Edited by Welcome Project Intern Ella Speckhard
Transcript for Where Is Everyone Running Away To?
Everything was changing so fast. It was changing too fast. Everybody can adjust to change, but it just seemed like it happened overnight. But the physical town changed. And then, when the businesses started moving out of Gary? Broadway used to be such a dynamic place. People everywhere. Buses, cars tooting and, you now, stores. Just great. But then, you saw stores closing up. There would be vacant buildings which was unheard of at that time. When I was in Gary, it was like, ‘That’s prime location.’ Palace Theater—that was just, to us, and not just me as a kid, but the adults thought the Palace Theater was fantastic. And it was. It was ornate inside. It was very well done. It was beautiful. And it went into disrepair. Everything just kind of slid down and I don’t know what the reason is for that. Maybe lack of faith. I think people have to have faith in where you live. And once you lose that, you don’t care. And just let it go.
My mother and father got a house in 1948, and they stayed there, I mean, I went away to college and I came back, they stayed there to 1976, ’77, I think. So, they left then. They sold their house for four thousand dollars. At that time in Gary, with the flight of people leaving town, they did not allow any ‘for sale’ signs. Everything you had in your house, if it wasn’t up to code, you had to get it up to code, which cost a lot of money, but that was a way of slowing down the exodus. And it was pretty effective. So, they came out with four thousand dollars out of their house, and that was after they spent several thousand bringing it up to code.

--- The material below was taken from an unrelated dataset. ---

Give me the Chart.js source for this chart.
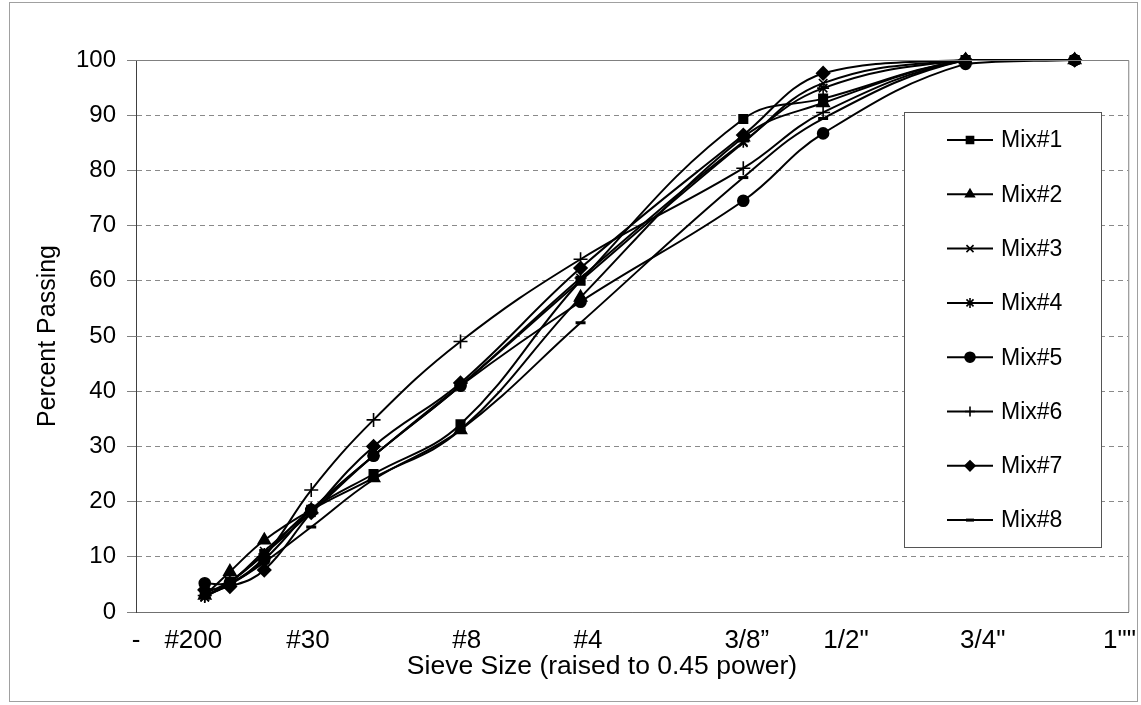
<!DOCTYPE html>
<html>
<head>
<meta charset="utf-8">
<script src="https://cdn.jsdelivr.net/npm/chart.js@4.4.0/dist/chart.umd.min.js"></script>
<style>
    html, body { margin: 0; padding: 0; background: #fff; }
    #wrap { position: relative; width: 1141px; height: 705px; }
</style>
</head>
<body>
<div id="wrap"><canvas id="gradationChart"></canvas></div>
<script>
// Sieve openings in mm, the x axis plots them raised to the 0.45 power
const sieveSizes = [0.075, 0.15, 0.3, 0.6, 1.18, 2.36, 4.75, 9.5, 12.5, 19, 25];

// Axis labels and where they sit along the axis
const tickLabels = ['-', '#200', '#30', '#8', '#4', '3/8\u201D', '1/2"', '3/4"', '1""'];
const tickValues = [0, 0.26, 0.78, 1.50, 2.05, 2.77, 3.22, 3.84, 4.46];
const xTitle = 'Sieve Size (raised to 0.45 power)';

// Percent passing per mix
const mixNames = ['Mix#1', 'Mix#2', 'Mix#3', 'Mix#4', 'Mix#5', 'Mix#6', 'Mix#7', 'Mix#8'];
const mix1 = [3.4, 5.5, 10.5, 18.5, 25.0, 34.0, 60.0, 89.3, 93.0, 100, 100];
const mix2 = [3.0, 7.3, 13.0, 18.5, 24.3, 33.0, 57.0, 86.0, 92.2, 100, 100];
const mix3 = [2.7, 5.3, 11.0, 18.5, 28.3, 41.0, 60.0, 85.0, 95.8, 100, 100];
const mix4 = [2.7, 5.5, 10.5, 18.0, 28.3, 41.0, 60.5, 85.2, 94.9, 100, 100];
const mix5 = [5.2, 5.3, 9.5, 18.5, 28.3, 41.0, 56.2, 74.5, 86.7, 99.3, 100];
const mix6 = [3.0, 5.0, 10.0, 22.1, 34.8, 49.0, 63.9, 80.4, 90.5, 100, 100];
const mix7 = [4.0, 4.6, 7.6, 18.0, 30.0, 41.5, 62.3, 86.4, 97.6, 100, 100];
const mix8 = [3.0, 5.0, 9.0, 15.4, 24.0, 33.0, 52.4, 78.7, 89.4, 100, 100];

const mixValues = [mix1, mix2, mix3, mix4, mix5, mix6, mix7, mix8];
const markers = ['rect', 'triangle', 'crossRot', 'star', 'circle', 'cross', 'rectRot', 'line'];
const markerSize = [6, 7, 6, 6, 5.5, 7, 6.5, 5];

const FONT = "'Liberation Sans', Arial, sans-serif";

// Build the datasets from the arrays above
function buildDatasets() {
    return mixNames.map((name, i) => ({
        label: name,
        data: mixValues[i].map((v, k) => ({ x: Math.pow(sieveSizes[k], 0.45), y: v })),
        borderColor: '#000',
        backgroundColor: '#000',
        borderWidth: 2,
        pointStyle: markers[i],
        pointRadius: markerSize[i],
        pointBorderWidth: markers[i] === 'line' ? 3 : 1.6,
        pointBorderColor: '#000',
        pointBackgroundColor: '#000',
        tension: 0.4,
        fill: false,
        clip: false
    }));
}

// White page, outer frame, plot frame (top + right), x axis title
const framePlugin = {
    id: 'frame',
    beforeDraw(chart) {
        const ctx = chart.ctx;
        ctx.save();
        ctx.fillStyle = '#fff';
        ctx.fillRect(0, 0, chart.width, chart.height);
        ctx.strokeStyle = '#a0a0a0';
        ctx.lineWidth = 1;
        ctx.strokeRect(9.5, 2.5, 1128, 699);
        ctx.restore();
    },
    afterDraw(chart) {
        const { ctx, chartArea: a } = chart;
        ctx.save();
        ctx.strokeStyle = '#808080';
        ctx.lineWidth = 1;
        ctx.beginPath();
        ctx.moveTo(a.left, a.top + 0.5);
        ctx.lineTo(a.right + 0.5, a.top + 0.5);
        ctx.lineTo(a.right + 0.5, a.bottom);
        ctx.stroke();

        // axis title sits a little left of the plot centre in the original
        ctx.fillStyle = '#000';
        ctx.font = '26.5px ' + FONT;
        ctx.textAlign = 'center';
        ctx.textBaseline = 'middle';
        ctx.fillText(xTitle, 602, 667);
        ctx.restore();
    }
};

// Boxed legend inside the plot, one row per mix
const legendPlugin = {
    id: 'boxLegend',
    afterDatasetsDraw(chart) {
        const ctx = chart.ctx;
        const box = { left: 904, top: 112, right: 1101, bottom: 547 };
        ctx.save();
        ctx.fillStyle = '#fff';
        ctx.fillRect(box.left, box.top, box.right - box.left, box.bottom - box.top);
        ctx.strokeStyle = '#555';
        ctx.lineWidth = 1;
        ctx.strokeRect(box.left + 0.5, box.top + 0.5, box.right - box.left, box.bottom - box.top);

        ctx.font = '23px ' + FONT;
        ctx.textBaseline = 'middle';
        ctx.textAlign = 'left';
        chart.data.datasets.forEach((ds, i) => {
            const y = 140 + i * 54.3;
            ctx.strokeStyle = '#000';
            ctx.fillStyle = '#000';
            ctx.lineWidth = 2;
            ctx.beginPath();
            ctx.moveTo(947, y);
            ctx.lineTo(993, y);
            ctx.stroke();
            ctx.lineWidth = ds.pointStyle === 'line' ? 3 : 1.6;
            Chart.helpers.drawPoint(ctx, {
                pointStyle: ds.pointStyle,
                radius: ds.pointStyle === 'line' ? 4 : 5,
                rotation: 0,
                borderWidth: ctx.lineWidth
            }, 970, y);
            ctx.fillStyle = '#000';
            ctx.fillText(ds.label, 1001, y + 1);
        });
        ctx.restore();
    }
};

function initChart() {
    const ctx = document.getElementById('gradationChart').getContext('2d');
    return new Chart(ctx, {
        type: 'line',
        data: { datasets: buildDatasets() },
        options: {
            responsive: false,
            animation: false,
            layout: { padding: { top: 60, right: 9, left: 0, bottom: 0 } },
            plugins: {
                legend: { display: false },
                tooltip: { enabled: false }
            },
            scales: {
                x: {
                    type: 'linear',
                    min: 0,
                    max: 4.5,
                    afterBuildTicks: (scale) => {
                        scale.ticks = tickValues.map(v => ({ value: v }));
                    },
                    afterFit: (scale) => { scale.height = 93; },
                    ticks: {
                        autoSkip: false,
                        maxRotation: 0,
                        padding: 5,
                        color: '#000',
                        font: { family: FONT, size: 26 },
                        callback: (value, index) => tickLabels[index]
                    },
                    grid: { display: false },
                    border: { display: true, color: '#707070', width: 1 }
                },
                y: {
                    min: 0,
                    max: 100,
                    afterFit: (scale) => { scale.width = 136; },
                    ticks: {
                        stepSize: 10,
                        padding: 11,
                        color: '#000',
                        font: { family: FONT, size: 24 }
                    },
                    grid: {
                        color: '#8a8a8a',
                        lineWidth: 1,
                        tickLength: 9,
                        tickColor: '#808080',
                        tickBorderDash: []
                    },
                    border: { display: true, color: '#404040', width: 1, dash: [5, 4] },
                    title: {
                        display: true,
                        text: 'Percent Passing',
                        color: '#000',
                        font: { family: FONT, size: 25 },
                        padding: { top: 33, bottom: 0 }
                    }
                }
            }
        },
        plugins: [framePlugin, legendPlugin]
    });
}

document.addEventListener('DOMContentLoaded', () => {
    const canvas = document.getElementById('gradationChart');
    canvas.width = 1141;
    canvas.height = 705;
    initChart();
});
</script>
</body>
</html>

My parents were never really adventurous folks even though their parents were, you know, coming over from Europe. My parents weren’t. So, they were scared. They didn’t know what to do. Most of their relatives had moved away, so they were, like, one of the few people there. Maybe there was a handful of, shall we say, white people there and that’s not necessarily an issue because my parents got along with Latinos, and blacks, and that sort of thing. There was just some folks there that they thought, ‘The world is falling apart. Look at what’s happening. These crazy people are running up and down our street doing stuff, throwing stuff at our house.’ It was just unsettling.

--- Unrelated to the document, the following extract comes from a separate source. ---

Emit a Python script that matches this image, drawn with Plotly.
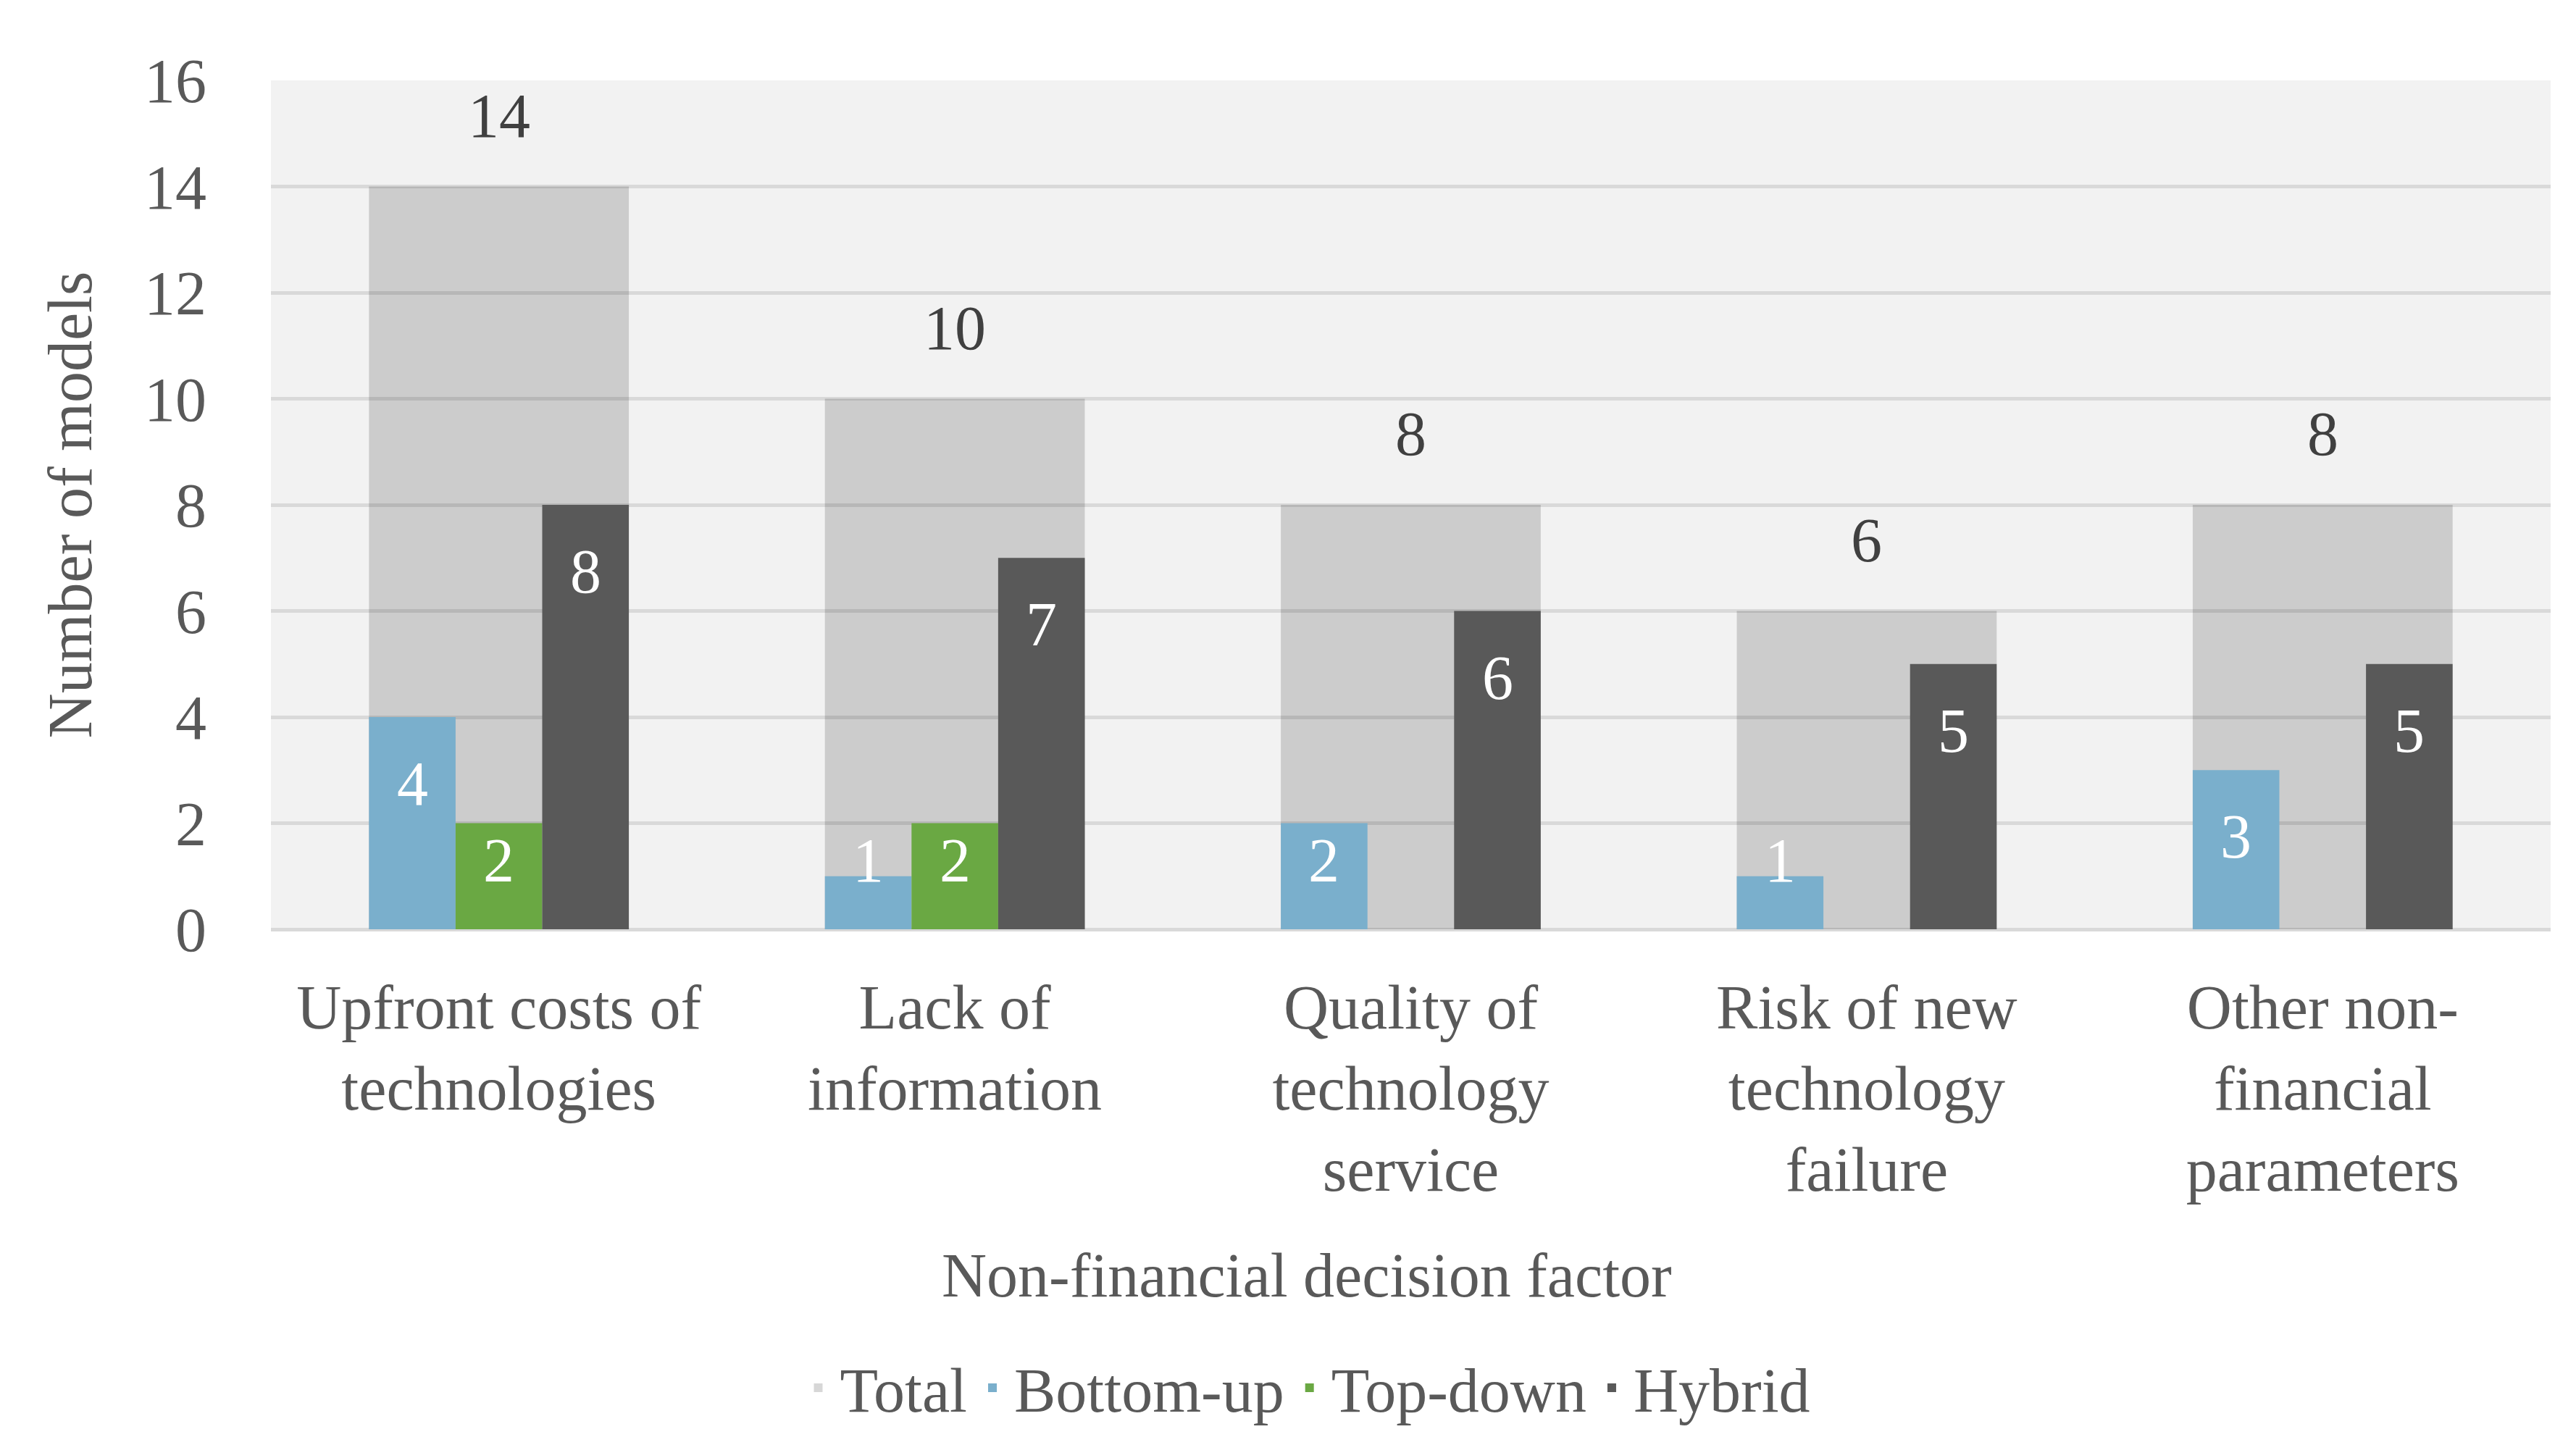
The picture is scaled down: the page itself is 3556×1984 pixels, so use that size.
import plotly.graph_objects as go

categories = ["Upfront costs of<br>technologies", "Lack of<br>information",
              "Quality of<br>technology<br>service", "Risk of new<br>technology<br>failure",
              "Other non-<br>financial<br>parameters"]
total = [14, 10, 8, 6, 8]
bottom_up = [4, 1, 2, 1, 3]
top_down = [2, 2, 0, 0, 0]
hybrid = [8, 7, 6, 5, 5]
y_ticks = [0, 2, 4, 6, 8, 10, 12, 14, 16]

FONT = "Liberation Serif"
FS = 86
GREY_TXT = "#595959"

W, H = 3556, 1984
ML, MR, MT, MB = 366, 43, 103, 709
PW, PH = W - ML - MR, H - MT - MB

fig = go.Figure()
WIDE = 0.57
NARROW = WIDE / 3
fig.add_trace(go.Bar(name="Total", x=categories, y=total, width=WIDE, offset=-WIDE / 2,
                     marker=dict(color="rgba(0,0,0,0.157)", line=dict(width=0))))
series = [("Bottom-up", bottom_up, "#7AAFCC"), ("Top-down", top_down, "#6AA843"),
          ("Hybrid", hybrid, "#595959")]
annotations = []
for k, (name, vals, col) in enumerate(series):
    off = -WIDE / 2 + k * NARROW
    fig.add_trace(go.Bar(name=name, x=categories, y=vals, width=NARROW, offset=off,
                         marker=dict(color=col, line=dict(width=0))))
    for i, v in enumerate(vals):
        if v:
            annotations.append(dict(x=i + off + NARROW / 2, y=max(v, 2.55), xref="x", yref="y",
                                    text=str(v), showarrow=False, yanchor="middle", yshift=-92,
                                    font=dict(family=FONT, size=FS, color="white")))
for i, v in enumerate(total):
    annotations.append(dict(x=i, y=v, xref="x", yref="y", text=str(v), showarrow=False,
                            yanchor="middle", yshift=98,
                            font=dict(family=FONT, size=FS, color="#404040")))

annotations.append(dict(x=(1796 - ML) / PW, y=-(1753 - (MT + PH)) / PH, xref="paper", yref="paper",
                        text="Non-financial decision factor", showarrow=False,
                        xanchor="center", yanchor="middle",
                        font=dict(family=FONT, size=FS, color=GREY_TXT)))

fig.update_layout(
    width=W, height=H,
    margin=dict(l=ML, r=MR, t=MT, b=MB, autoexpand=False),
    barmode="overlay",
    paper_bgcolor="white", plot_bgcolor="#F2F2F2",
    font=dict(family=FONT, size=FS, color=GREY_TXT),
    showlegend=True,
    legend=dict(orientation="h", x=(1794 - ML) / PW, xanchor="center",
                y=-(1908 - (MT + PH)) / PH, yanchor="middle",
                font=dict(family=FONT, size=FS, color=GREY_TXT),
                traceorder="normal", itemwidth=50, bgcolor="rgba(0,0,0,0)"),
    annotations=annotations,
    xaxis=dict(type="category", range=[-0.5, 4.5], showgrid=False, zeroline=False,
               showline=False, ticks="", ticklabelstandoff=50,
               tickfont=dict(family=FONT, size=FS, color=GREY_TXT)),
    yaxis=dict(range=[0, 16], tickvals=y_ticks, showgrid=True, gridcolor="#D9D9D9", gridwidth=5,
               zeroline=True, zerolinecolor="#D9D9D9", zerolinewidth=5, showline=False,
               ticks="", ticklabelstandoff=88,
               tickfont=dict(family=FONT, size=FS, color=GREY_TXT),
               title=dict(text="Number of models", standoff=43,
                          font=dict(family=FONT, size=FS, color=GREY_TXT))),
)

fig.write_html("out.html")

My parents, and even I, listening and participating in these conversations, they would always say, ‘Where is everybody running away to? So what, a black person moves on the block? It’s not the end of the world.’ But because everybody fled, because they panicked, for whatever racial prejudice they had, that’s why the property values went down. Because nobody wanted it. All of a sudden—you have a nice, little neighborhood—all of a sudden, there’s twenty houses for sale. Who in heck wants to a buy a house in a neighborhood with twenty houses for sale? Must be something wrong with that neighborhood. What is it? Well, it was nothing more than people panicking and saying, ‘We can’t live here. The neighborhood is shot because a black person moved in two blocks away.’ Which was stupid. Stupid. And I think that’s really a—the basic thing.
There was that paranoia, whether it was good or not. ‘No. You—that’s your neighborhood. This is my neighborhood.’ Whether they could put reasonable excuses for that, probably not, but it’s just the way it was. I mean, they didn’t carry it to, ‘Let’s analyze this and see why can’t we live together.’ No. ‘You stay there. I’ll stay here.’ And that was it. Wasn’t a lot of thought about it—not a lot of analytical going on. And there should’ve been, but there wasn’t.
The potential in Gary was and still is tremendous, if you ask me. Beautiful lakefront. They still have an industrial base. They have a lot of open spaces. They have this fantastic airport nestled between railroads and interstate highways. Let’s use that. Let’s lure businesses back. That’s not dependent on U.S. Steel. We have potential in Gary, and I would love to see them figure something out. ‘Forget about you owing me nothing. I want to do it on my own, and I’m going to do it.’ And I think that’s the attitude that you got to have.